I strongly disagree.

  • We already have separate games that use the same engine (e.g. TTW uses the NV engine, Enderal uses the Skyrim engine etc.) so games and engines are already not a 1:1 mapping.
  • It makes it a pain/impossible to share mods between the original engine and OpenMW, and wanting that (and an easy way to try identical mod lists in the two engines to compare behaviour) was the whole reason I resuscitated MO2's Python plugin API instead of the much easier job of adding GUI to manage data directories from OpenMW's launcher.
  • This isn't something MO2's profile system can handle at all unless you copy your install for each base game into a mod directory (MO2 doesn't support arbitrary paths for individual mods like OpenMW does - they all have to share one parent directory).
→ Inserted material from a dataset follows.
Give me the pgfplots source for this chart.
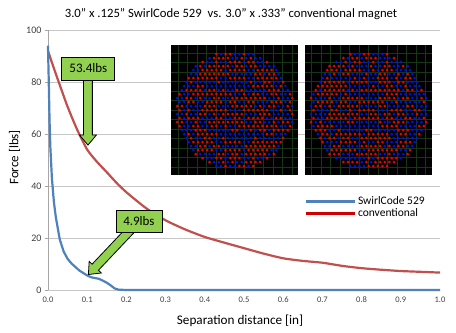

Even with that workaround, it'd be unpleasant, as all the mods for one instance are visible in all profiles, it's only whether or not they're enabled that's different. If you've got a few hundred mods for each game, it's not going to be good to have them all in one huge list together.
  • The thing that can support this nicely, the instances system, lets you have a different game for each instance anyway.

So I don't think there are any advantages of OpenMW having its own game plugin, but do think there are disadvantages.

The good thing is that if I'm wrong, and everything relevant gets moved into plugins like I'm pushing for, then another plugin can be made that does treat OpenMW as its own game, and people can pick between them.

treating it as its own game would also (hopefully?) facilitate referring to the proper, useful, openmw.cfg, instead of the vestigial morrowind.ini OpenMW users can't do anything with.

I'd consider these two things to be orthogonal. The two existing exporters show that editing openmw.cfg doesn't necessitate it being a separate game, and Kezyma's one does it just as seamlessly as MO2 edits the original INI, including integrating with the profile-specific INI system (and also seamlessly enabling the broken archive invalidation BSA which doesn't even work for the original engine as MO2 doesn't know how to tell it to load the BSA).